The other element in the rise of communalism cannot be separated from the ideology of development – born of globalisation, and the integration of all "economies" into a single, though unequal, and still partial, entity. This – the Western ideology – appears in the world in a number of ways: first, as a "natural" process, against which resistance is futile and unnecessary, since it is benign and unstoppable; and second, as a "merely" economic matter of mechanistic prescriptions and policies. It is made material in a global iconography of luxury and affluence which reaches the remotest places on earth. In this way, science combines with myth and magic, on the one hand, and with nature, on the other, in the irresistible drama of global "development".

Whether secular vision or a quasi-religious cult, globalisation strikes, with its imagery of florid consumerism against older, religious sensibilities. These have, from time out of memory, taught restraint, frugality, sacrifice, non-attachment, cultivation of the life of the spirit; and when they collide with the imagery of excess, the celebration of waste, the throwaway potlatch and unleashing of appetites, the dedication to sex, fun and money, there is bound to be a powerful reaction.

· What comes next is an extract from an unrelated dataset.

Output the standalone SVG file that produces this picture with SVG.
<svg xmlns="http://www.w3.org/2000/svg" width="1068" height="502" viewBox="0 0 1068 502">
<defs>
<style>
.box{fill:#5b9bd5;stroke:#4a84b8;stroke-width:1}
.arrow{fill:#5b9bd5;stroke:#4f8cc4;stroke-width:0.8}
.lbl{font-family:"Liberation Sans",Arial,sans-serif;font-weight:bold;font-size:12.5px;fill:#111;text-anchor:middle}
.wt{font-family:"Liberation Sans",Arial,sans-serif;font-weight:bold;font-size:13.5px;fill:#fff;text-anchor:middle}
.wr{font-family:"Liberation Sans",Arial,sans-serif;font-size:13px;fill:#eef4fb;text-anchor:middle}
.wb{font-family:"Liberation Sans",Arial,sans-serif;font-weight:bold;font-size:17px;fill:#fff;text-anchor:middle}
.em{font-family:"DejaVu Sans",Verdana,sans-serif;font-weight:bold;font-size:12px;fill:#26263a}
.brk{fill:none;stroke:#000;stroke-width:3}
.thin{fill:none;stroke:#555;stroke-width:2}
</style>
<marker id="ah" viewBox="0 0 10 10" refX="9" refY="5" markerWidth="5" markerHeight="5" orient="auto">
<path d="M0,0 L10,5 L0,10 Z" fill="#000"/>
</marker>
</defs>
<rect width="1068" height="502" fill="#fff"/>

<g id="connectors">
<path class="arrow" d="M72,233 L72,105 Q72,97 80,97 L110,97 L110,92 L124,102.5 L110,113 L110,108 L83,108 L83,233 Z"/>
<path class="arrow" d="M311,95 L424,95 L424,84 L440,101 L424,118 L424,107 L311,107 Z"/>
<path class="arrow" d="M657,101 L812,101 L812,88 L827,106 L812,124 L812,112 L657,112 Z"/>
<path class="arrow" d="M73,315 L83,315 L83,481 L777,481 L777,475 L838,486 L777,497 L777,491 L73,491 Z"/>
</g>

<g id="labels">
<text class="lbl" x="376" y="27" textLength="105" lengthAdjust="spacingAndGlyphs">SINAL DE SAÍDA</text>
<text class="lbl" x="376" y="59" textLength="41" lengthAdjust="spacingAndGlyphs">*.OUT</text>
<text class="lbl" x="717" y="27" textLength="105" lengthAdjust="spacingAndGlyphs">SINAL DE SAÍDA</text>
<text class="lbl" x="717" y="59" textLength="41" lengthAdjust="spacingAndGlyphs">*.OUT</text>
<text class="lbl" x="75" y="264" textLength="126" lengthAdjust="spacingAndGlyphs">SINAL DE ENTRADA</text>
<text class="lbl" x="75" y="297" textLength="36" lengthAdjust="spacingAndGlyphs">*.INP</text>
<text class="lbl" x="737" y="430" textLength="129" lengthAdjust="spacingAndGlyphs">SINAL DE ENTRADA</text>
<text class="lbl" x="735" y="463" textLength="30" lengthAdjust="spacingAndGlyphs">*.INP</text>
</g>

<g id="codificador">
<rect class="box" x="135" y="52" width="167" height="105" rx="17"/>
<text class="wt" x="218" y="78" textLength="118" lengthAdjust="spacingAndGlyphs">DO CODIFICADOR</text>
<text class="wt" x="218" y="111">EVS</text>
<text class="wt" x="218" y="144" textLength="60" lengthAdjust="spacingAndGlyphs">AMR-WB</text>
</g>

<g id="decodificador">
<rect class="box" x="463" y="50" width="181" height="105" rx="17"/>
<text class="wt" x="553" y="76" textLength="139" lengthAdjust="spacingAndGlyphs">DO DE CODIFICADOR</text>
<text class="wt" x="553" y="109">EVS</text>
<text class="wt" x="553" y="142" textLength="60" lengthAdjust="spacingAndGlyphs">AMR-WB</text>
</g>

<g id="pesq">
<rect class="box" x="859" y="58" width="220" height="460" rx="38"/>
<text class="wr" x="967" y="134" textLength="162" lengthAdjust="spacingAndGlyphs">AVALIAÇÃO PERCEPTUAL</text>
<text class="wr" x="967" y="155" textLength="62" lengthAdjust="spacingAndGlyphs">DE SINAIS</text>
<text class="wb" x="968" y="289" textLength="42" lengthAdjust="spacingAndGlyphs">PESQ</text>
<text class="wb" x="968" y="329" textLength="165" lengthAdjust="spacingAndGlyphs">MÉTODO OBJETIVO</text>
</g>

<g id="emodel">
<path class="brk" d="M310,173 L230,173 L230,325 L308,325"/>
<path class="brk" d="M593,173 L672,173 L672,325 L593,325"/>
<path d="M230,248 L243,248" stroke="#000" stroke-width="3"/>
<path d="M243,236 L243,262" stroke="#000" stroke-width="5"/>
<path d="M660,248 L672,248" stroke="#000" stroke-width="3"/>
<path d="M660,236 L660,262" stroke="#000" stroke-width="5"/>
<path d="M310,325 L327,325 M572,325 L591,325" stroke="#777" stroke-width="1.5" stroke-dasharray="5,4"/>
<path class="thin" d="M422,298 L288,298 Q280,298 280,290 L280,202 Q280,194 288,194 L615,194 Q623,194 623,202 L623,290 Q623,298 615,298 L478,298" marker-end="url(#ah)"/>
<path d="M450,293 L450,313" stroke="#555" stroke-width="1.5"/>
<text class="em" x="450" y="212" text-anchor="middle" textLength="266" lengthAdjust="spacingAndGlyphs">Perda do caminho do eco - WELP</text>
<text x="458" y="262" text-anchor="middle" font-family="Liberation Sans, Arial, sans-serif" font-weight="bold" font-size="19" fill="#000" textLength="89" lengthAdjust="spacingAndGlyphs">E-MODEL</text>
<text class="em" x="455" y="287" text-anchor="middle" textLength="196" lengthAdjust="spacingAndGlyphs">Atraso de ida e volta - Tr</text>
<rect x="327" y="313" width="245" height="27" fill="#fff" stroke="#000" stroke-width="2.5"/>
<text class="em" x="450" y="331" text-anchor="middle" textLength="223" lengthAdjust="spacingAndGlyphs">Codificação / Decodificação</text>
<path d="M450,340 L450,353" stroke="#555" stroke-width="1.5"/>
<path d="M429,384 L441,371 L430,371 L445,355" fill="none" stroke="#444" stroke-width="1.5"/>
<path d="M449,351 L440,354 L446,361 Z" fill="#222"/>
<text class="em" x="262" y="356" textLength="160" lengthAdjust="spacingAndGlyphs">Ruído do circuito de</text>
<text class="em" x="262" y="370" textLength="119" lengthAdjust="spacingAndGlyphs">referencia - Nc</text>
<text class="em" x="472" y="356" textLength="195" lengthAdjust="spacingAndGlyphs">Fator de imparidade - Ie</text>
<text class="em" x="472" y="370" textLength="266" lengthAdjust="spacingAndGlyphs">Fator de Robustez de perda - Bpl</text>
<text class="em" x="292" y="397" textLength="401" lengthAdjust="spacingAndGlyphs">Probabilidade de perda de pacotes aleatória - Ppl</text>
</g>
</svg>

While, it seems, the great majority of humankind sees in this process a promise of liberation from poverty, many religious leaders condemn it as blasphemous and contrary to their teachings. That millions of people from South Asia seek nothing more than the opportunity to escape from the scenes of impoverishment of their homeland and to reach the West suggests, not only that they believe in the way of life embodied by the imagery, but equally that they doubt it is going to come to them. Accordingly, they will risk everything – land, property, savings, even their lives – in migrations, legal or illegal, to the lands of promise and plenty.

For the majority, who cannot leave, but must remain in the penumbra between tradition and modernity, between belonging and escape, this sets up complex and conflicting feelings. The psyche of the people cannot remain untouched by the transformations of globalism. But in order to survive it has to change. It mutates: and fundamentalisms emerge as a re-assertion of traditional sensibility, which ceases to be traditional, since its survival depends upon becoming even more aggressive than the dogmas of material salvation which threaten to supplant it. The idea of secular salvation suggests the Western ideology is itself a form of fundamentalism; and explains, perhaps, some of the responses it engenders.

Of course, most people want the best of both worlds: they want to enter the garden of earthly delights while retaining faith in the everlasting feast.

This creates profound splits in the psyche and sensibility, sometimes in the same people. In South Asia, a majority now have access to TV and the global media, as well as to mosque, temple and church. This often leads, not to a tolerant pluralism, but to strange social pathologies and psychopathologies.

South Asia is at the heart of new wars of religion, one of the most significant elements in which is usually denied by the West; namely, its own zealotry in the promotion of an ideology of development, which is perceived as a cultural onslaught on ancient, rooted civilizations.

Confronted by TV images of the liberators of humanity employing missiles, cluster bombs and bunker-busters in support of their ideologies of emancipation in Iraq, the violence latent even in the peaceable "imposition" of a universal vision of freedom, democracy and truth is made clearer. It appears to people that this version of freedom means not so much relief from tyranny or poverty as compulsory liberation from their profoundest sense of who they are. That they are as likely to turn on one another as on the primary source of the assault on their identity and culture is a phenomenon long familiar to those versed in the calculus of imperial dominance.